• Gavin Bates
  • 19 July 2013

Too hot to handle

This week the TUC has called on employers to ‘do the sensible thing and temporarily relax workplace dress codes’, due to the warm weather we are facing in the UK at the moment, and the fact it is showing no signs of going anywhere. Normally we are complaining that we have no sun and now that it is here it seems it is causing problems, with reports of workplaces becoming ‘unbearably hot’.

The TUC has urged the HSE to introduce a new maximum legal temperature at work, and a group of MPs have tabled an Early Day Motion for workers to be sent home if temperatures reach 30°C, which it has in parts of London and the South East of England. In fact, it is so hot that the MET office has issued a level 3 warning, one short of a national emergency.

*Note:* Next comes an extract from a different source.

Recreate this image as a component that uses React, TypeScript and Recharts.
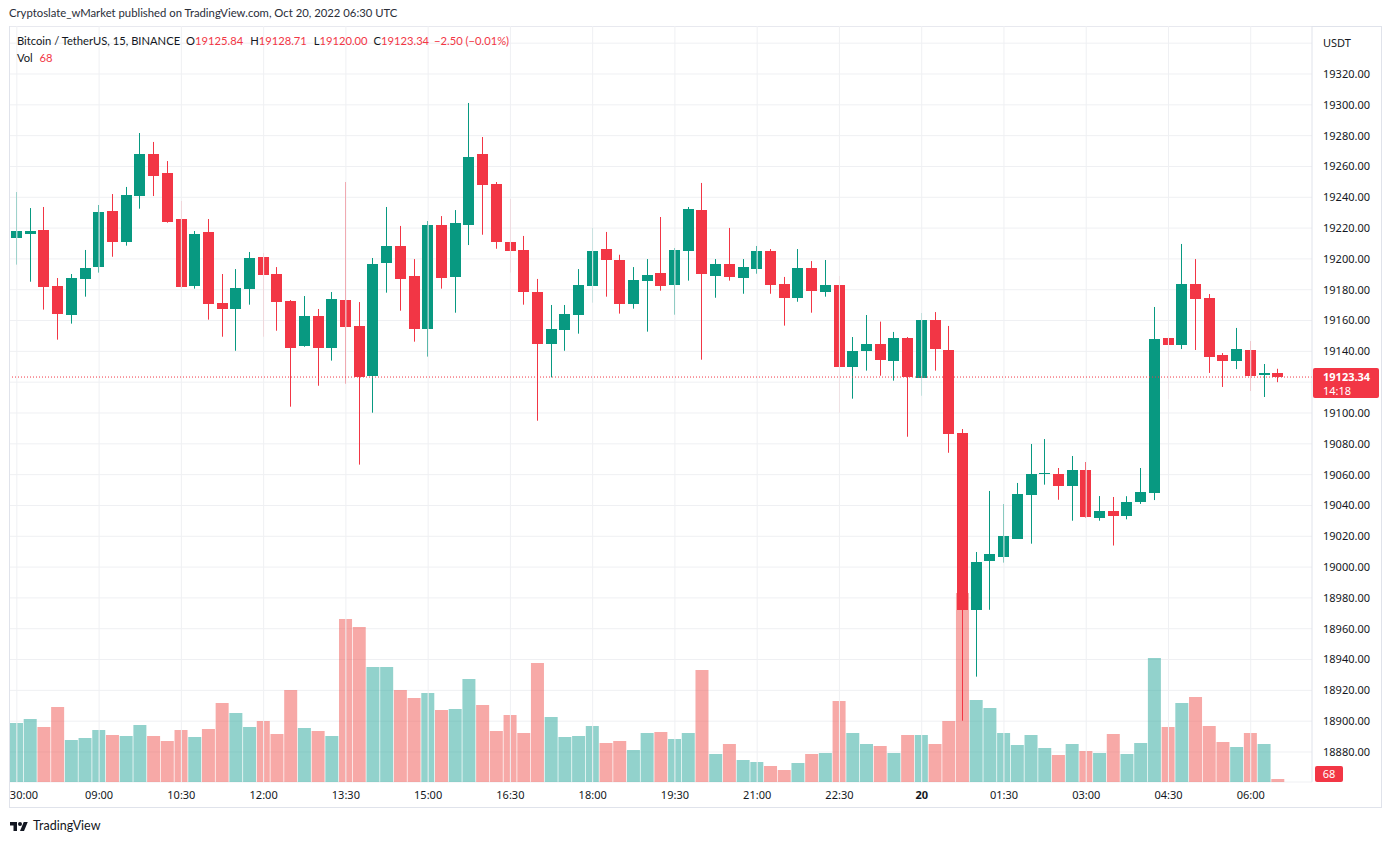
import { Bar, Cell, ComposedChart, CartesianGrid, ReferenceLine, XAxis, YAxis } from "recharts";

const GREEN = "#089981";
const RED = "#F23645";
const TEXT = "#131722";
const GRID = "#eff0f3";
const FONT = "'Noto Sans', 'Open Sans', sans-serif";
const HEAD_FONT = "Lato, 'Noto Sans', sans-serif";

// 15m candles, 07:30 Oct 19 -> 06:30 Oct 20 (UTC)
const times = [
  "07:30", "07:45",
  "08:00", "08:15", "08:30", "08:45", "09:00", "09:15", "09:30", "09:45",
  "10:00", "10:15", "10:30", "10:45", "11:00", "11:15", "11:30", "11:45",
  "12:00", "12:15", "12:30", "12:45", "13:00", "13:15", "13:30", "13:45",
  "14:00", "14:15", "14:30", "14:45", "15:00", "15:15", "15:30", "15:45",
  "16:00", "16:15", "16:30", "16:45", "17:00", "17:15", "17:30", "17:45",
  "18:00", "18:15", "18:30", "18:45", "19:00", "19:15", "19:30", "19:45",
  "20:00", "20:15", "20:30", "20:45", "21:00", "21:15", "21:30", "21:45",
  "22:00", "22:15", "22:30", "22:45", "23:00", "23:15", "23:30", "23:45",
  "00:00", "00:15", "00:30", "00:45", "01:00", "01:15", "01:30", "01:45",
  "02:00", "02:15", "02:30", "02:45", "03:00", "03:15", "03:30", "03:45",
  "04:00", "04:15", "04:30", "04:45", "05:00", "05:15", "05:30", "05:45",
  "06:00", "06:15", "06:30",
];

const opens = [
  19213.8, 19216.4, 19218.8, 19182.4, 19163.8, 19187.2, 19195.0, 19231.1, 19211.2, 19241.0,
  19268.1, 19255.8, 19225.9, 19182.6, 19217.5, 19171.4, 19167.7, 19180.7, 19201.3, 19190.2,
  19172.7, 19143.7, 19162.9, 19142.4, 19173.3, 19156.5, 19124.2, 19197.6, 19208.4, 19188.9,
  19154.7, 19222.0, 19188.5, 19222.2, 19268.1, 19248.6, 19210.9, 19205.8, 19178.5, 19145.0,
  19154.1, 19163.8, 19182.6, 19206.4, 19199.3, 19171.0, 19185.9, 19190.9, 19183.3, 19205.3,
  19231.7, 19189.1, 19196.7, 19187.8, 19193.7, 19205.1, 19183.7, 19174.8, 19194.1, 19178.7,
  19183.1, 19130.1, 19140.4, 19144.8, 19134.0, 19148.7, 19122.9, 19160.3, 19140.9, 19087.0,
  18972.3, 19003.9, 19006.8, 19018.4, 19047.0, 19060.4, 19060.4, 19052.8, 19063.0, 19032.1,
  19036.4, 19033.0, 19042.0, 19048.0, 19148.7, 19144.1, 19183.7, 19174.6, 19137.6, 19133.7,
  19140.9, 19124.7, 19125.84,
];

const highs = [
  19243.4, 19233.0, 19233.7, 19187.6, 19190.2, 19205.8, 19235.0, 19242.1, 19246.7, 19281.7,
  19275.9, 19263.5, 19237.6, 19218.1, 19225.9, 19190.2, 19193.4, 19204.5, 19203.8, 19194.7,
  19173.3, 19175.9, 19167.5, 19178.5, 19249.9, 19172.0, 19200.6, 19233.7, 19221.4, 19199.9,
  19224.6, 19227.8, 19231.7, 19301.2, 19279.1, 19249.9, 19238.9, 19214.9, 19187.0, 19170.1,
  19170.1, 19193.4, 19220.1, 19217.5, 19202.7, 19194.7, 19199.9, 19227.2, 19207.1, 19233.7,
  19249.3, 19199.9, 19220.1, 19199.9, 19208.4, 19206.4, 19188.3, 19206.4, 19198.6, 19199.3,
  19188.9, 19149.3, 19163.6, 19159.3, 19152.6, 19149.3, 19164.9, 19165.5, 19156.5, 19089.6,
  19009.8, 19049.4, 19040.9, 19054.6, 19079.9, 19083.1, 19064.3, 19072.1, 19068.2, 19046.1,
  19045.5, 19046.0, 19064.3, 19168.8, 19149.3, 19209.7, 19199.9, 19177.2, 19138.9, 19155.2,
  19146.7, 19131.8, 19128.71,
];

const lows = [
  19196.3, 19185.2, 19167.1, 19147.6, 19158.0, 19175.5, 19191.1, 19201.4, 19208.6, 19232.6,
  19240.8, 19223.5, 19180.7, 19180.7, 19160.6, 19149.5, 19140.4, 19170.3, 19149.5, 19153.4,
  19104.1, 19143.0, 19117.7, 19134.0, 19119.0, 19066.5, 19100.2, 19178.1, 19166.4, 19146.3,
  19136.6, 19180.7, 19165.1, 19209.0, 19215.7, 19206.6, 19191.1, 19170.3, 19095.0, 19123.1,
  19140.4, 19151.5, 19171.6, 19175.5, 19164.5, 19167.7, 19152.8, 19179.4, 19163.8, 19185.9,
  19134.6, 19174.8, 19185.9, 19177.4, 19190.4, 19177.4, 19156.7, 19172.2, 19165.1, 19175.5,
  19100.2, 19109.3, 19127.5, 19124.2, 19121.0, 19084.6, 19111.2, 19127.5, 19074.2, 18900.3,
  18928.9, 18972.3, 19002.9, 19018.4, 19015.2, 19053.5, 19043.7, 19030.1, 19032.1, 19030.1,
  19014.0, 19031.0, 19041.0, 19043.5, 19109.1, 19141.5, 19140.9, 19126.0, 19116.9, 19128.5,
  19114.3, 19110.4, 19120.0,
];

const closes = [
  19218.1, 19218.1, 19182.0, 19164.5, 19187.6, 19194.1, 19230.4, 19211.2, 19241.5, 19268.1,
  19254.0, 19224.2, 19182.0, 19216.2, 19171.0, 19167.7, 19181.1, 19200.6, 19189.8, 19172.3,
  19142.4, 19162.9, 19142.4, 19174.0, 19156.0, 19123.6, 19196.7, 19208.4, 19187.2, 19154.7,
  19222.0, 19187.8, 19223.3, 19266.1, 19248.2, 19211.2, 19205.3, 19178.7, 19145.0, 19154.5,
  19164.2, 19183.1, 19205.1, 19199.5, 19171.0, 19186.3, 19189.6, 19182.6, 19205.8, 19232.4,
  19190.4, 19196.7, 19188.5, 19194.7, 19205.1, 19183.3, 19174.8, 19194.1, 19179.4, 19183.1,
  19130.1, 19140.2, 19144.8, 19134.6, 19148.7, 19123.6, 19160.3, 19141.7, 19086.6, 18972.3,
  19003.3, 19008.5, 19020.2, 19047.4, 19060.4, 19060.8, 19052.8, 19063.0, 19032.7, 19036.4,
  19033.0, 19042.0, 19048.7, 19148.0, 19144.1, 19183.7, 19174.0, 19136.3, 19133.7, 19141.5,
  19124.0, 19126.0, 19123.34,
];

const volumes = [
  1339, 1430, 1249, 1703, 953, 999, 1180, 1067, 1044, 1294,
  1044, 931, 1180, 1022, 1203, 1793, 1566, 1249, 1385, 1090,
  2088, 1226, 1158, 1044, 3700, 3519, 2611, 2611, 2088, 1907,
  2020, 1634, 1657, 2338, 1748, 1158, 1521, 1112, 2701, 1476,
  1022, 1044, 1271, 885, 931, 726, 1112, 1135, 976, 1112,
  2542, 636, 863, 499, 454, 363, 272, 431, 636, 658,
  1839, 1112, 863, 817, 658, 1067, 1067, 863, 1385, 4290,
  1861, 1680, 1112, 840, 1067, 772, 613, 863, 704, 658,
  1090, 636, 885, 2815, 1249, 1793, 1930, 1271, 908, 795,
  1112, 863, 68,
];

const priceTicks = [
  18880, 18900, 18920, 18940, 18960, 18980, 19000, 19020, 19040, 19060, 19080, 19100,
  19120, 19140, 19160, 19180, 19200, 19220, 19240, 19260, 19280, 19300, 19320, 19340,
];
const timeTicks = ["07:30", "09:00", "10:30", "12:00", "13:30", "15:00", "16:30", "18:00", "19:30", "21:00", "22:30", "00:00", "01:30", "03:00", "04:30", "06:00"];
const timeTickLabels = ["30:00", "09:00", "10:30", "12:00", "13:30", "15:00", "16:30", "18:00", "19:30", "21:00", "22:30", "20", "01:30", "03:00", "04:30", "06:00"];
const countdown = "14:18";

const data = times.map((t, i) => ({
  t,
  o: opens[i],
  h: highs[i],
  l: lows[i],
  c: closes[i],
  range: [lows[i], highs[i]],
  v: volumes[i],
}));

const last = data[data.length - 1];

function Candle(props: any) {
  const { x, y, width, height, payload } = props;
  if (x == null || y == null) return null;
  const { o, h, l, c } = payload;
  const color = c >= o ? GREEN : RED;
  const top = Math.min(y, y + height);
  const span = Math.abs(height);
  const k = h === l ? 0 : span / (h - l);
  const bTop = top + (h - Math.max(o, c)) * k;
  const bBot = top + (h - Math.min(o, c)) * k;
  const cx = Math.floor(x + width / 2);
  return (
    <g>
      <rect x={cx} y={top} width={1} height={Math.max(span, 1)} fill={color} />
      <rect x={Math.round(x)} y={Math.round(bTop)} width={Math.round(width)} height={Math.max(1, Math.round(bBot - bTop))} fill={color} />
    </g>
  );
}

function TimeTick(props: any) {
  const { x, y, payload } = props;
  const idx = timeTicks.indexOf(payload.value);
  const first = idx === 0;
  return (
    <text x={first ? x - 7 : x} y={y + 13} dy="0.355em" textAnchor={first ? "start" : "middle"} fill={TEXT} fontSize={11} fontWeight={payload.value === "00:00" ? 700 : 400} fontFamily={FONT}>
      {timeTickLabels[idx]}
    </text>
  );
}

function PriceTick(props: any) {
  const { x, y, payload } = props;
  const v = payload.value as number;
  // the last-price tag covers the label nearest to it
  if (Math.abs(v - last.c) < 10) return null;
  return (
    <text x={x + 11} y={y} dy="0.355em" fill={TEXT} fontSize={11} fontFamily={FONT}>
      {v === 19340 ? "USDT" : v.toFixed(2)}
    </text>
  );
}

function PriceTag(props: any) {
  const vb = props.viewBox;
  const x = vb.x + vb.width;
  const y = vb.y;
  return (
    <g fontFamily={FONT}>
      <rect x={x + 1} y={y - 9} width={66} height={30} rx={2} fill={RED} />
      <text x={x + 11} y={y + 4} fill="#fff" fontSize={11} fontWeight={700}>{last.c.toFixed(2)}</text>
      <text x={x + 11} y={y + 18} fill="#fff" fontSize={11}>{countdown}</text>
    </g>
  );
}

function VolTag(props: any) {
  const vb = props.viewBox;
  const x = vb.x + vb.width;
  const y = vb.y;
  return (
    <g fontFamily={FONT}>
      <rect x={x + 3} y={y - 13} width={28} height={16} rx={2} fill={RED} />
      <text x={x + 17} y={y - 5} dy="0.355em" textAnchor="middle" fill="#fff" fontSize={11}>{last.v}</text>
    </g>
  );
}

function Logo() {
  return (
    <svg width={18} height={14} viewBox="0 0 36 28" style={{ position: "absolute", left: 10, top: 820 }}>
      <path d="M14 22H7V11H0V4h14v18z" fill="#131722" />
      <circle cx={20} cy={8} r={4} fill="#131722" />
      <path d="M28 22h-8l7.5-18h8L28 22z" fill="#131722" />
    </svg>
  );
}

const red = { color: RED };

export default function App() {
  return (
    <div style={{ position: "absolute", left: 0, top: 0, width: 1393, height: 845, background: "#fff", fontFamily: FONT, color: TEXT, overflow: "hidden" }}>
      <div style={{ position: "absolute", left: 9, top: 6, fontSize: 11.3, fontFamily: HEAD_FONT, color: "#2a2e39", whiteSpace: "nowrap" }}>
        Cryptoslate_wMarket published on TradingView.com, Oct 20, 2022 06:30 UTC
      </div>
      <div style={{ position: "absolute", left: 9, top: 26, width: 1373, height: 782, border: "1px solid #e0e3eb", boxSizing: "border-box" }} />
      <div style={{ position: "absolute", left: 10, top: 26 }}>
        <ComposedChart width={1373} height={783} data={data} margin={{ top: 0, right: 0, bottom: 0, left: 0 }}>
          <CartesianGrid vertical={false} stroke={GRID} />
          <XAxis dataKey="t" ticks={timeTicks} interval={0} padding={{ left: 0, right: 27 }} height={27} tickSize={0} tickMargin={0} axisLine={false} tickLine={false} tick={<TimeTick />} />
          <XAxis xAxisId="vol" dataKey="t" hide padding={{ left: 0, right: 27 }} />
          <YAxis orientation="right" width={71} domain={[18860.53, 19351.15]} allowDataOverflow ticks={priceTicks} interval={0} tickSize={0} tickMargin={0} axisLine={{ stroke: "#e0e3eb" }} tickLine={false} tick={<PriceTick />} />
          <YAxis yAxisId="vol" hide domain={[0, 17160]} allowDataOverflow />
          {timeTicks.map((t) => (
            <ReferenceLine key={t} x={t} stroke={GRID} />
          ))}
          <Bar xAxisId="vol" yAxisId="vol" dataKey="v" barSize={13} isAnimationActive={false}>
            {data.map((d, i) => (
              <Cell key={i} fill={d.c >= d.o ? "#26a69a" : "#ef5350"} fillOpacity={0.5} />
            ))}
          </Bar>
          <Bar dataKey="range" barSize={11} shape={<Candle />} isAnimationActive={false} />
          <ReferenceLine y={last.c} stroke={RED} strokeDasharray="1 2" label={<PriceTag />} />
          <ReferenceLine yAxisId="vol" xAxisId="vol" y={last.v} stroke="none" label={<VolTag />} />
        </ComposedChart>
      </div>
      <div style={{ position: "absolute", left: 17, top: 33, fontSize: 11.2, fontFamily: HEAD_FONT, whiteSpace: "nowrap", lineHeight: "16px" }}>
        <span>Bitcoin / TetherUS, 15, BINANCE</span>
        <span style={{ marginLeft: 6 }}>O<span style={red}>{last.o.toFixed(2)}</span></span>
        <span style={{ marginLeft: 7 }}>H<span style={red}>{last.h.toFixed(2)}</span></span>
        <span style={{ marginLeft: 7 }}>L<span style={red}>{last.l.toFixed(2)}</span></span>
        <span style={{ marginLeft: 6 }}>C<span style={red}>{last.c.toFixed(2)}</span></span>
        <span style={{ marginLeft: 5, ...red }}>−2.50 (−0.01%)</span>
      </div>
      <div style={{ position: "absolute", left: 17, top: 50, fontSize: 11.2, fontFamily: HEAD_FONT, whiteSpace: "nowrap", lineHeight: "16px" }}>
        Vol <span style={{ marginLeft: 4, ...red }}>{last.v}</span>
      </div>
      <Logo />
      <div style={{ position: "absolute", left: 33, top: 818, fontSize: 12.5, fontFamily: HEAD_FONT, color: TEXT, whiteSpace: "nowrap" }}>TradingView</div>
    </div>
  );
}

Whilst minimum legal temperatures exist for workplaces, there are currently no rules regulating a maximum temperature. Should there be? Current guidance advises that places of work should be kept at a ‘reasonable temperature’ but is this enough when ‘reasonable’ could mean one thing to one employer and something completely different to another? What about those workplaces that are always hot – industrial bakeries, or factories?

Are the proposals by the TUC reasonable, or is it unacceptable for staff to start donning shorts and t-shirts, and expecting their work environment to be cooled?

The Motion tabled by MPs argues that working in high heats can lead to a reduction in cognitive function, attention span and visual motor tracking, which could lead to higher rates of accidents.

Sending staff home would, therefore, seem like a logical course of action in order to protect the wellbeing of staff and the continuity of business. However, it doesn’t take a genius to realise what would happen if all businesses were to adopt this approach. If the heat wave were to last for a month, what would employers do then?

There are plenty of alternatives to consider for those who don’t have the luxury of air conditioning, such as sending employees home early, allowing them regular breaks, supplying cold drinking water, not asking employees to work during the hottest part of the day, providing shade or shelter if they are working outside (as well as sun protection), and so on.

Relaxing dress codes is another option, but only if it fits with the needs of the company, especially if the business is customer-facing. Businesses will have to decide if this is appropriate for their purposes.

Every worker and every workplace is different, so any regulations introduced would need to take this into account – and this is the key thing. All businesses and all individuals have different needs and businesses should be able to decide what is best for their company, through discussion with their staff. Blanket regulation is unlikely to work. Employees need to understand the business decisions that are made, and companies should understand the needs of their staff. This is best done through good communication. Let’s stay positive about the weather – it won’t last forever!